I più ottimisti pensano che l’effetto domino provocato dalla caduta di Saddam coinvolgerà la Siria, l’Iran e finirà col dare l’ultimo scossone anche ad Arafat. L’arrivo sulla scena palestinese quale primo ministro di Abu Mazan sembrerebbe dare ragione a questa tesi. Non a caso lunedì scorso Shimon Peres ha espresso soddisfazione per l’elezione di Mazen, che rivela l’esistenza di un processo democratico. Una nuova leadership palestinese e un Iraq se non proprio democratico ma comunque liberato dalla dittatura, potrebbero spingere la Siria verso una politica diversa da quella attuale. Potrebbe far rientrare le sue forze di occupazione dal Libano e togliere così l’appoggio al gruppo terroristico Hezbollah, sempre pronto ad attaccare al confine con Israele con l’aiuto dell’Iran. Il Libano, liberato dalla presenza di Siria e Iran e restituito alla sua indipendenza, potrebbe essere il prossimo stato a firmare la pace con Israele. Potrebbe anche finire l’intifada, così come finì la precedente con la fine della prima guerra del golfo. l

Chi avanza invece dubbi non è così certo che la sequenza del dopo guerra sarà così semplice.
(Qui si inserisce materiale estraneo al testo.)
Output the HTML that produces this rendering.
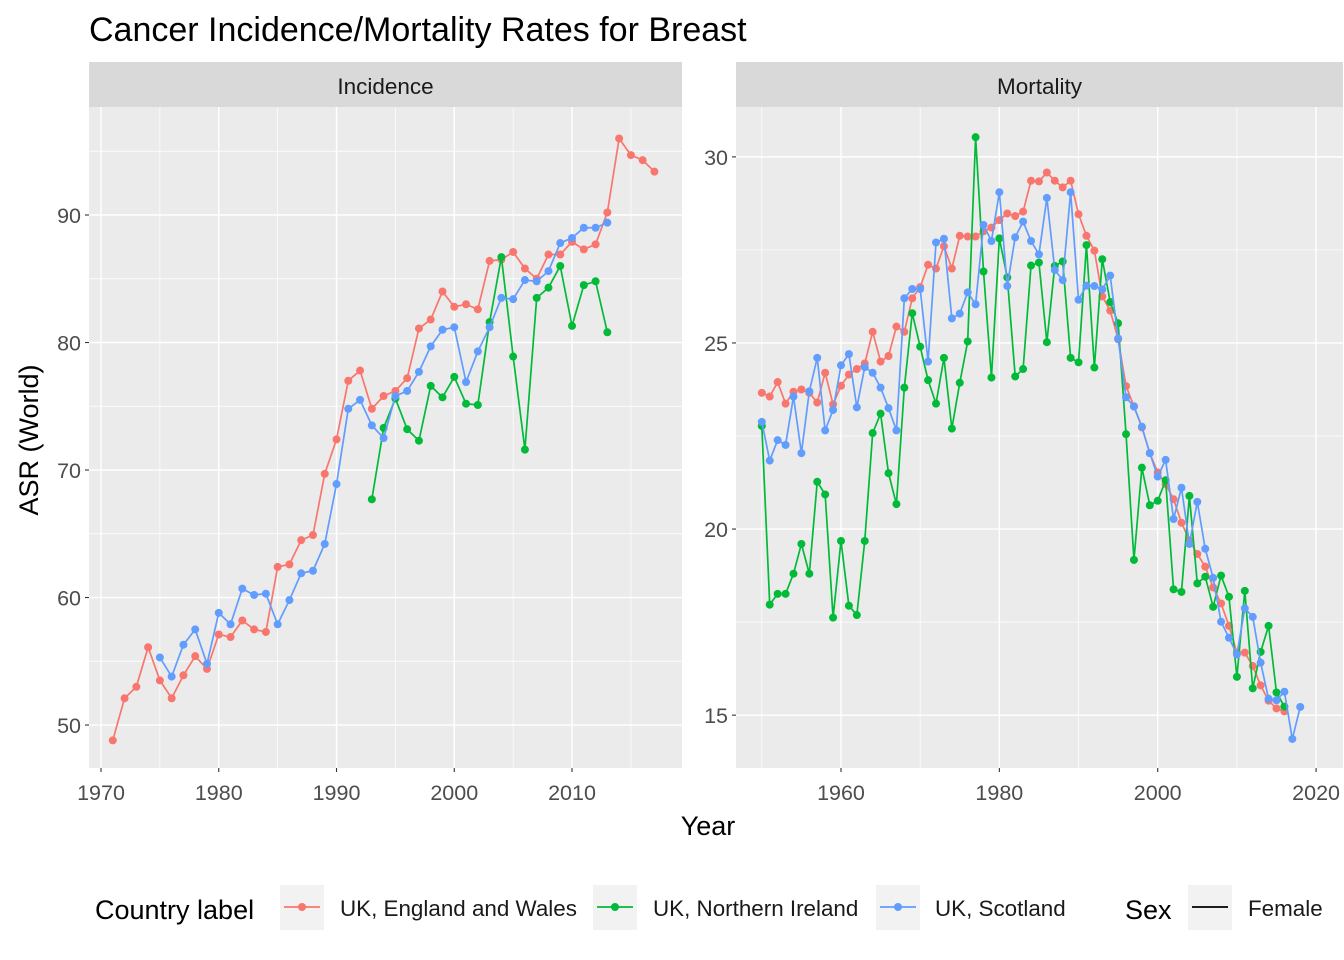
<!DOCTYPE html>
<html><head><meta charset="utf-8"><style>
body{margin:0;background:#fff;}
svg{display:block;font-family:"Liberation Sans",Arial,sans-serif;}
</style></head><body>
<svg id="chart" width="1344" height="960" viewBox="0 0 1344 960" xmlns="http://www.w3.org/2000/svg">
<text x="89" y="41" font-size="34" fill="#000">Cancer Incidence/Mortality Rates for Breast</text>
<g id="panels"></g>
<text x="708" y="835" font-size="27" text-anchor="middle" fill="#000">Year</text>
<text transform="translate(38,440) rotate(-90)" font-size="27" text-anchor="middle" fill="#000">ASR (World)</text>
<g>
<text x="95" y="919" font-size="27">Country label</text>
<rect x="280" y="885" width="44" height="45" fill="#F2F2F2"/>
<line x1="284" y1="907" x2="320" y2="907" stroke="#F8766D" stroke-width="1.7"/><circle cx="302" cy="907" r="4" fill="#F8766D"/>
<text x="340" y="916" font-size="22.4" fill="#1a1a1a">UK, England and Wales</text>
<rect x="593" y="885" width="44" height="45" fill="#F2F2F2"/>
<line x1="597" y1="907" x2="633" y2="907" stroke="#00BA38" stroke-width="1.7"/><circle cx="615" cy="907" r="4" fill="#00BA38"/>
<text x="653" y="916" font-size="22.4" fill="#1a1a1a">UK, Northern Ireland</text>
<rect x="876" y="885" width="44" height="45" fill="#F2F2F2"/>
<line x1="880" y1="907" x2="916" y2="907" stroke="#619CFF" stroke-width="1.7"/><circle cx="898" cy="907" r="4" fill="#619CFF"/>
<text x="935" y="916" font-size="22.4" fill="#1a1a1a">UK, Scotland</text>
<text x="1125" y="919" font-size="27">Sex</text>
<rect x="1188" y="885" width="44" height="45" fill="#F2F2F2"/>
<line x1="1192" y1="907" x2="1228" y2="907" stroke="#000" stroke-width="1.7"/>
<text x="1248" y="916" font-size="22.4" fill="#1a1a1a">Female</text>
</g>
</svg>
<script>
const incEWYears=[1971,2017];
const incEW=[48.8,52.1,53.0,56.1,53.5,52.1,53.9,55.4,54.4,57.1,56.9,58.2,57.5,57.3,62.4,62.6,64.5,64.9,69.7,72.4,77.0,77.8,74.8,75.8,76.2,77.2,81.1,81.8,84.0,82.8,83.0,82.6,86.4,86.5,87.1,85.8,85.0,86.9,86.9,87.9,87.3,87.7,90.2,96.0,94.7,94.3,93.4];
const incScYears=[1975,2013];
const incSc=[55.3,53.8,56.3,57.5,54.8,58.8,57.9,60.7,60.2,60.3,57.9,59.8,61.9,62.1,64.2,68.9,74.8,75.5,73.5,72.5,75.8,76.2,77.7,79.7,81.0,81.2,76.9,79.3,81.2,83.5,83.4,84.9,84.8,85.6,87.8,88.2,89.0,89.0,89.4];
const incNIYears=[1993,2013];
const incNI=[67.7,73.3,75.6,73.2,72.3,76.6,75.7,77.3,75.2,75.1,81.6,86.7,78.9,71.6,83.5,84.3,86.0,81.3,84.5,84.8,80.8];
const morEWYears=[1950,2016];
const morEW=[23.66,23.56,23.95,23.37,23.69,23.75,23.66,23.4,24.2,23.35,23.85,24.15,24.3,24.45,25.3,24.5,24.65,25.44,25.3,26.2,26.5,27.1,27.0,27.6,27.0,27.88,27.86,27.86,28.0,28.1,28.3,28.48,28.41,28.53,29.36,29.34,29.58,29.36,29.18,29.36,28.46,27.88,27.48,26.25,25.87,25.1,23.84,23.3,22.73,22.04,21.52,21.21,20.8,20.17,19.7,19.33,18.99,18.43,18.0,17.4,16.68,16.68,16.32,15.8,15.39,15.18,15.1];
const morScYears=[1950,2018];
const morSc=[22.88,21.84,22.39,22.26,23.56,22.04,23.7,24.6,22.65,23.2,24.4,24.7,23.27,24.35,24.2,23.8,23.25,22.65,26.2,26.45,26.45,24.5,27.7,27.8,25.66,25.79,26.36,26.04,28.17,27.74,29.05,26.53,27.84,28.26,27.74,27.38,28.9,26.96,26.69,29.05,26.16,26.54,26.53,26.44,26.81,25.12,23.54,23.29,22.75,22.04,21.41,21.86,20.27,21.11,19.6,20.73,19.47,18.69,17.51,17.08,16.63,17.87,17.64,16.41,15.44,15.4,15.63,14.36,15.22];
const morNIYears=[1950,2016];
const morNI=[22.77,17.97,18.26,18.26,18.8,19.6,18.8,21.27,20.93,17.62,19.68,17.94,17.69,19.68,22.58,23.1,21.5,20.67,23.8,25.8,24.9,24.0,23.37,24.6,22.7,23.93,25.04,30.53,26.92,24.07,27.81,26.76,24.1,24.3,27.08,27.16,25.02,27.07,27.19,24.6,24.48,27.63,24.34,27.25,26.1,25.53,22.55,19.17,21.65,20.64,20.76,21.31,18.38,18.31,20.89,18.54,18.72,17.91,18.75,18.18,16.03,18.34,15.72,16.7,17.4,15.61,15.23];
const incXTicks=[1970,1980,1990,2000,2010];
const incYTicks=[50,60,70,80,90];
const morXTicks=[1960,1980,2000,2020];
const morYTicks=[15,20,25,30];

const NS="http://www.w3.org/2000/svg";
const root=document.getElementById('panels');
function mk(tag,attrs,parent){const e=document.createElementNS(NS,tag);for(const k in attrs)e.setAttribute(k,attrs[k]);(parent||root).appendChild(e);return e;}

function panel(name,label,px0,px1,xd0,xd1,yd0,yd1,xt,yt,xminor,yminor,series){
  const py0=107,py1=768;
  const g=mk('g',{});
  
  
  const sx=v=>px0+(v-xd0)/(xd1-xd0)*(px1-px0);
  const sy=v=>py1-(v-yd0)/(yd1-yd0)*(py1-py0);
  const strip=mk('rect',{x:px0,y:62,width:px1-px0,height:45,fill:'#D9D9D9'},g);
  
  
  const st=mk('text',{x:(px0+px1)/2,y:94,'font-size':22.5,'text-anchor':'middle',fill:'#1a1a1a'},g);
  st.textContent=label;
  
  
  mk('rect',{x:px0,y:py0,width:px1-px0,height:py1-py0,fill:'#EBEBEB'},g);
  xminor.forEach(v=>mk('line',{x1:sx(v),x2:sx(v),y1:py0,y2:py1,stroke:'#fff','stroke-width':0.7},g));
  yminor.forEach(v=>mk('line',{x1:px0,x2:px1,y1:sy(v),y2:sy(v),stroke:'#fff','stroke-width':0.7},g));
  xt.forEach(v=>{mk('line',{x1:sx(v),x2:sx(v),y1:py0,y2:py1,stroke:'#fff','stroke-width':1.4},g);
    mk('line',{x1:sx(v),x2:sx(v),y1:py1,y2:py1+4,stroke:'#333','stroke-width':1.1},g);
    const t=mk('text',{x:sx(v),y:py1+32,'font-size':21.5,'text-anchor':'middle',fill:'#4d4d4d'},g);t.textContent=v;
    
    });
  yt.forEach(v=>{mk('line',{x1:px0,x2:px1,y1:sy(v),y2:sy(v),stroke:'#fff','stroke-width':1.4},g);
    mk('line',{x1:px0-4,x2:px0,y1:sy(v),y2:sy(v),stroke:'#333','stroke-width':1.1},g);
    const t=mk('text',{x:px0-8,y:sy(v)+8,'font-size':21.5,'text-anchor':'end',fill:'#4d4d4d'},g);t.textContent=v;
    
    });
  series.forEach(s=>{
    const pts=s.vals.map((v,i)=>[sx(s.start+i),sy(v)]);
    const pl=mk('polyline',{points:pts.map(p=>p.join(',')).join(' '),fill:'none',stroke:s.color,'stroke-width':1.7},g);
    
    
    pts.forEach(p=>{const c=mk('circle',{cx:p[0],cy:p[1],r:4,fill:s.color},g);
      
      });
  });
}
panel('incidence','Incidence',89,682,1968.98,2019.34,46.63,98.47,incXTicks,incYTicks,[1975,1985,1995,2005,2015],[55,65,75,85,95],
 [{key:'england-wales',start:incEWYears[0],vals:incEW,color:'#F8766D'},
  {key:'northern-ireland',start:incNIYears[0],vals:incNI,color:'#00BA38'},
  {key:'scotland',start:incScYears[0],vals:incSc,color:'#619CFF'}]);
panel('mortality','Mortality',736,1343,1946.74,2023.4,13.58,31.34,morXTicks,morYTicks,[1950,1970,1990,2010],[17.5,22.5,27.5],
 [{key:'england-wales',start:morEWYears[0],vals:morEW,color:'#F8766D'},
  {key:'northern-ireland',start:morNIYears[0],vals:morNI,color:'#00BA38'},
  {key:'scotland',start:morScYears[0],vals:morSc,color:'#619CFF'}]);
</script>
</body></html>
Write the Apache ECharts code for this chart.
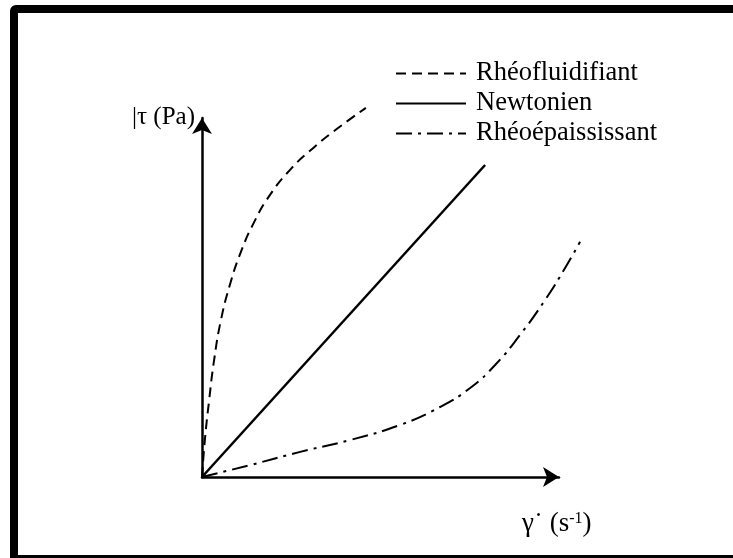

Teoricamente è tutto perfetto: eliminare Saddam, favorire la formazione di un nuovo governo, realizzare partendo dalle fondamenta un sistema democratico e la democratizzazione di tutto il medio oriente. Realizzarlo non sarà facile. Ma da lì bisognerà partire, altrimenti la guerra contro il terrorismo islamico non avrà mai fine. Bush e Blair ci stanno provando. Sono alla fase uno. Per arrivare alla quattro occorre che siano vincenti le prime tre. Non sarà domani, ma chi vede con ottimismo il futuro porta l’esempio degli stati ex comunisti dell’Europa dell’Est. Caduto il comunismo sovietico (leggasi Saddam) sono cadute tutte le repubbliche “democratiche socialiste” e dopo il comunismo e arrivata la democrazia. Accanto ad America e Inghilterra si sono schierati tutti gli stati ex comunisti, che senza esitazione sono entrati a far parte della coalizione contro Saddam. Non è automatico che il cambiamento si realizzi anche in Medio Oriente, ma Bush e Blair ci stanno provando. Per ora Israele sta alla finestra e si augura che il punto uno venga raggiunto al più presto. Se gli iracheni verranno liberati da Saddam (punto uno) entreranno in gioco gli altri tre punti. E Israele sarà della partita. Il Governo Sharon non potrà più occuparsi soltanto della crisi economica, ma dovrà spendere tutta la fiducia che gli elettori gli hanno dato per far sapere ad alleati e nemici quali carte intende giocare per arrivare ad una pace definitiva con i palestinesi. Che non potranno continuare a dire sempre no, soprattutto se il Medio Oriente sarà cambiato.